- Born: Maria da Nazaré Martins 9 February 1946 Barreiro, Portugal
- Died: 4 July 2025 (aged 79) Corroios, Portugal
- Occupation: Fado singer

= Maria da Nazaré =

Portuguese fado singer (1946–2025)

Maria da Nazaré Martins (1946–2025) was a Portuguese fado singer.
==Early life==
Da Nazaré was born on 9 February 1946 in Barreiro in the Setúbal District to the south of the Portuguese capital, Lisbon. At that time Barreiro was one of the most prominent industrial areas in Portugal. As a young girl, she moved with her mother to the Campo de Ourique neighbourhood of Lisbon. It was there that she began to sing, first at nights with friends, and soon after as a contributor to shows for workers organized by the former Fundação Nacional para Alegria no Trabalho (National Foundation for Joy at Work – FNAT), a body set up by the Estado Novo dictatorship.
==Career==
At 17, she joined the cast of artists working with the former Emissora Nacional, the state broadcaster. She travelled around Portugal singing at nights in shows for workers that were broadcast on the radio on a show called Evening for Workers. In 1964 she won the annual Grande Noite do Fado competition, using the pseudonym Celly Santos. She would repeat the victory using her own name in the following year.

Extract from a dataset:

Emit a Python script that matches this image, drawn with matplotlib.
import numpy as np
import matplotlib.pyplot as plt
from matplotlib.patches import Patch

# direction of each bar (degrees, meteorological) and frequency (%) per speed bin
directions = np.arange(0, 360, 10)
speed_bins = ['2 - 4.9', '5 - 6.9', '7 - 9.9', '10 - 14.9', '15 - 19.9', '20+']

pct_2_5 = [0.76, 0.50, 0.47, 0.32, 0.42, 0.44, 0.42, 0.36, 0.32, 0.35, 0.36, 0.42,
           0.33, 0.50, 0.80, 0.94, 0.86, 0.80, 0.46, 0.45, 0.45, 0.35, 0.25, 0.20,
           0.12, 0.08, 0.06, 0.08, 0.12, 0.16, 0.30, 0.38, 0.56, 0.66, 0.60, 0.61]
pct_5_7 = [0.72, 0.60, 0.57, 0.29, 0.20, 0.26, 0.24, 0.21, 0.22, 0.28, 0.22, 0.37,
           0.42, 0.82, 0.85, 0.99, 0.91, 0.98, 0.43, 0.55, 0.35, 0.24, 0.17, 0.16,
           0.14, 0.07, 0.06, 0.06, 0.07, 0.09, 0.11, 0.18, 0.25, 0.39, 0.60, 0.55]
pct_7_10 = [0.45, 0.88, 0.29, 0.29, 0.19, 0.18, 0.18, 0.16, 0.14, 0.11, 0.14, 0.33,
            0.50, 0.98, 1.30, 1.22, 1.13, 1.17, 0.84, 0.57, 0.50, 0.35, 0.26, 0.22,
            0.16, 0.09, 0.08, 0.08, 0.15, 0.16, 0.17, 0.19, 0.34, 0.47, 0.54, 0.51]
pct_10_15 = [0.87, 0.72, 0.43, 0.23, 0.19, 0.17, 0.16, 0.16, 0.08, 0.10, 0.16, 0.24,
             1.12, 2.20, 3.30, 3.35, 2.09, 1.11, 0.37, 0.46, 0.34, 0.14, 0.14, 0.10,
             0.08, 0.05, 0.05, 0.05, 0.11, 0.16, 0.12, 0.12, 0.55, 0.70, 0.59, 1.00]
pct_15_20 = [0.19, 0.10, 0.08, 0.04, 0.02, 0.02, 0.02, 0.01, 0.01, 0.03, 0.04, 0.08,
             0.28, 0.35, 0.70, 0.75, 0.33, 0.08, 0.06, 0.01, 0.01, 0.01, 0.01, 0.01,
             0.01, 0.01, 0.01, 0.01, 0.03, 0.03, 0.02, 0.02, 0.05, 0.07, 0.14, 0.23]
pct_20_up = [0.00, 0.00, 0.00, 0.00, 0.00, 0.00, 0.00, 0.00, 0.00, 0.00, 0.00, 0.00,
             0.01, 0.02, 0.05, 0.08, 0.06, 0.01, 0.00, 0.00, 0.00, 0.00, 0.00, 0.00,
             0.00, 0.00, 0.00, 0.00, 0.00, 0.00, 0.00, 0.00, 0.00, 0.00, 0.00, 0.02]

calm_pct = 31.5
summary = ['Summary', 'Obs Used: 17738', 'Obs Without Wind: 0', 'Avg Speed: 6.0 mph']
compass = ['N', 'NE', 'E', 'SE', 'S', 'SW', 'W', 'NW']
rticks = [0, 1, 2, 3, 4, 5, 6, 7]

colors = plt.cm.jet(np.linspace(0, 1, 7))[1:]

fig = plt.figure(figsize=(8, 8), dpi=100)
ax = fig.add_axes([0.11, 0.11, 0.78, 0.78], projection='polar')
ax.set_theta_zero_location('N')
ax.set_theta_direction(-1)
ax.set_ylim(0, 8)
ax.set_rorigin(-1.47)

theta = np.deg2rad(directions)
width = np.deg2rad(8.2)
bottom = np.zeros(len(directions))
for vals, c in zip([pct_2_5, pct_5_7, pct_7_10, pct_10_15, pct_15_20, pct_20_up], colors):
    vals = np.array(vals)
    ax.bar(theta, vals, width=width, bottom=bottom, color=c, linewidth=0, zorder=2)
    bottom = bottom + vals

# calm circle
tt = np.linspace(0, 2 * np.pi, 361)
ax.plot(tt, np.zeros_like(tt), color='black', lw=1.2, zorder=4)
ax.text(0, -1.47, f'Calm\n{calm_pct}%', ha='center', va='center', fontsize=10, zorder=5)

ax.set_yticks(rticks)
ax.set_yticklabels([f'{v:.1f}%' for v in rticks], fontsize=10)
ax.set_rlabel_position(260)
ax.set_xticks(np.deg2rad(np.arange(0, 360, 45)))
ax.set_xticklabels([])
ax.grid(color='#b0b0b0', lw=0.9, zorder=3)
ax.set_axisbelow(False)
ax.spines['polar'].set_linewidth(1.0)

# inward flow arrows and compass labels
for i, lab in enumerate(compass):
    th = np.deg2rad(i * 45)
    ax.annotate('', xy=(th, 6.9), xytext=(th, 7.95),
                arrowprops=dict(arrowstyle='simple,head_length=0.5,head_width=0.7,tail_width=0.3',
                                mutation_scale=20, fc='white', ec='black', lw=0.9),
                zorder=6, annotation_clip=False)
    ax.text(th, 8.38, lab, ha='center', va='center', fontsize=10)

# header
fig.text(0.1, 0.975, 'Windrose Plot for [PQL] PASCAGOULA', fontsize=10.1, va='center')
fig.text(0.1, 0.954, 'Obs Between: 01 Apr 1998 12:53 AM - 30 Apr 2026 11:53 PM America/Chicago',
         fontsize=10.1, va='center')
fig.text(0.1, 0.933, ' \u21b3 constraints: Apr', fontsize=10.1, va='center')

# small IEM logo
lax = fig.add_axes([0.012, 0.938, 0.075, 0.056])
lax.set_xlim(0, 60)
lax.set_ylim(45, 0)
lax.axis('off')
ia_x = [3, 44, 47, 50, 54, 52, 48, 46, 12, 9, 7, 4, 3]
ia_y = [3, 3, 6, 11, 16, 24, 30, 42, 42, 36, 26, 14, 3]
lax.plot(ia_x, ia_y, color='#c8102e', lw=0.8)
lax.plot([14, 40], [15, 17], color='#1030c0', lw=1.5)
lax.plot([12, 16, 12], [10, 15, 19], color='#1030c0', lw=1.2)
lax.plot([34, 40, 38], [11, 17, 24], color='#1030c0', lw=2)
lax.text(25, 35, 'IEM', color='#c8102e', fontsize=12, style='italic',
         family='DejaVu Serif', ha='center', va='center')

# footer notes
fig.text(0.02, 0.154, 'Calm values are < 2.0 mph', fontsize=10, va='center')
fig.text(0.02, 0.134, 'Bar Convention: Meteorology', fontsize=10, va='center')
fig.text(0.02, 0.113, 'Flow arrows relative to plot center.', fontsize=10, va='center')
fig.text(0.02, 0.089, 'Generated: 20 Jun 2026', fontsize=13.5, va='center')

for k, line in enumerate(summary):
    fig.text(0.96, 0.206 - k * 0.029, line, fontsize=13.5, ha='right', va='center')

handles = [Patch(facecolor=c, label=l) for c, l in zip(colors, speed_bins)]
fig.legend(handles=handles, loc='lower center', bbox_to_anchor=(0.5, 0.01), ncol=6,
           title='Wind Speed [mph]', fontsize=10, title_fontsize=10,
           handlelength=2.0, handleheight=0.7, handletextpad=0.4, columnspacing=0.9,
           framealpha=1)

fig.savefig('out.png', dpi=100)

These victories were the springboard for a career that lasted over 50 years. Da Nazaré performed in various fado houses in Lisbon, such as Lisboa à Noite, O Embuçado, Senhor Vinho, Clube do Fado, and Bacalhau de Molho. She also performed internationally, visiting Angola, Brazil, Mozambique, Belgium, Denmark, Finland, Sweden, Spain, and the United Kingdom, among others. She issued several solo albums, as well as collaborating with others, including Fernando Farinha and the bullfighter José Mestre Baptista. She was frequently asked to sing at private events and on television programmes. As well as her club performances, she made many appearances at the Belém Cultural Center, at the Aula Magna of the University of Lisbon, at the Lisbon City Festival and at the Communist Party of Portugal's annual Avante! festival.

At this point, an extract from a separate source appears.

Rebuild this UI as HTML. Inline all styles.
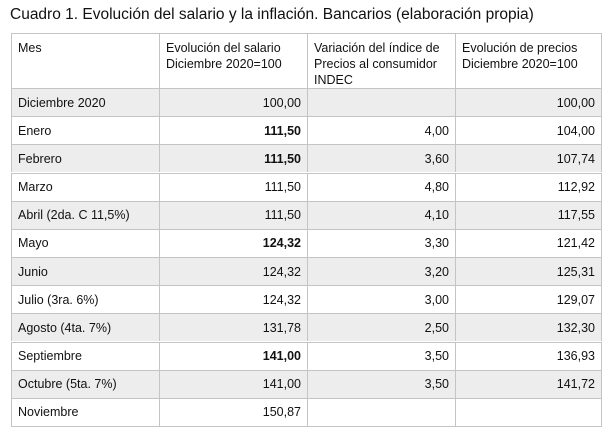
<!DOCTYPE html>
<html><head><meta charset="utf-8"><style>
body{margin:0;width:613px;height:440px;background:#fff;font-family:"Liberation Sans",Arial,sans-serif;color:#111;position:relative;overflow:hidden}
.title{position:absolute;left:10px;top:6px;font-size:15.5px;white-space:nowrap}
.row{position:absolute;left:11px;width:591px}
.c{position:absolute;top:0;bottom:0;border-left:1px solid #c4c4c4;border-top:1px solid #c4c4c4;box-sizing:border-box;font-size:12.5px;padding:0 6px;display:flex;align-items:center}
.c.r{justify-content:flex-end}
.hdr .c{align-items:flex-start;padding-top:6px;line-height:16px}
.c0{left:0;width:148px}.c1{left:148px;width:148px}.c2{left:296px;width:148px}.c3{left:444px;width:147px;border-right:1px solid #c4c4c4}
.g{background:#ededed}
b{font-weight:bold}
.bot{position:absolute;left:11px;width:591px;top:426px;border-top:1px solid #c4c4c4}
</style></head><body>
<div class="title">Cuadro 1. Evolución del salario y la inflación. Bancarios (elaboración propia)</div>
<div id="tbl">
<div class="row hdr" style="top:33px;height:55px">
<div class="c c0">Mes</div>
<div class="c c1">Evolución del salario<br>Diciembre 2020=100</div>
<div class="c c2">Variación del índice de<br>Precios al consumidor<br>INDEC</div>
<div class="c c3">Evolución de precios<br>Diciembre 2020=100</div>
</div>
</div>
<div class="bot"></div>
<script>
const months=["Diciembre 2020","Enero","Febrero","Marzo","Abril (2da. C 11,5%)","Mayo","Junio","Julio (3ra. 6%)","Agosto (4ta. 7%)","Septiembre","Octubre (5ta. 7%)","Noviembre"];
const salary=["100,00","111,50","111,50","111,50","111,50","124,32","124,32","124,32","131,78","141,00","141,00","150,87"];
const salaryBold=[0,1,1,0,0,1,0,0,0,1,0,0];
const ipc=["","4,00","3,60","4,80","4,10","3,30","3,20","3,00","2,50","3,50","3,50",""];
const prices=["100,00","104,00","107,74","112,92","117,55","121,42","125,31","129,07","132,30","136,93","141,72",""];
const tbl=document.getElementById('tbl');
const rh=(426-88)/months.length;
months.forEach((m,i)=>{
 const row=document.createElement('div');
 
 
 row.className='row'+(i%2===0?' g':'');
 row.style.top=(88+i*rh)+'px';row.style.height=rh+'px';
 const vals=[m,salary[i],ipc[i],prices[i]];
 vals.forEach((v,j)=>{
  const c=document.createElement('div');
  
  
  c.className='c c'+j+(j>0?' r':'');
  if(j===1&&salaryBold[i]){const b=document.createElement('b');b.textContent=v;c.appendChild(b);}
  else c.textContent=v;
  row.appendChild(c);
 });
 tbl.appendChild(row);
});
</script>
</body></html>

In 2007, she was invited to participate in the film, Fados, directed by Carlos Saura, together with Vicente da Câmara, Ana Sofia Varela, Carminho, Pedro Moutinho and the Brazilian singer Chico Buarque. In 2017 she participated in the show Masters of Fado alongside António Rocha, Filipe Duarte, Maria Armanda, and others, jointly produced by the Fado Museum in Lisbon and the Belém Cultural Center. In 2019, she recorded the album Regressos (Returns) with António Passão, featuring duets and solo performances. In December 2024, she appeared on the Christmas gala of The Voice Portugal, where she performed the song Rosa Caída alongside the young fado singer Sara Correia.

==Recognitions and awards==
In addition to her two victories in the Grande Noite do Fado, Da Nazaré was given the Casa da Imprensa Lifetime Achievement Award in 2003. In 2013 she received the Amália Award for Best Performer in that year.

==Death==
Da Nazaré died on 4 July 2025 in Corroios in the municipality of Seixal. In sending a message of condolences, the Portuguese prime minister Luís Montenegro noted that she was the "owner of a unique voice".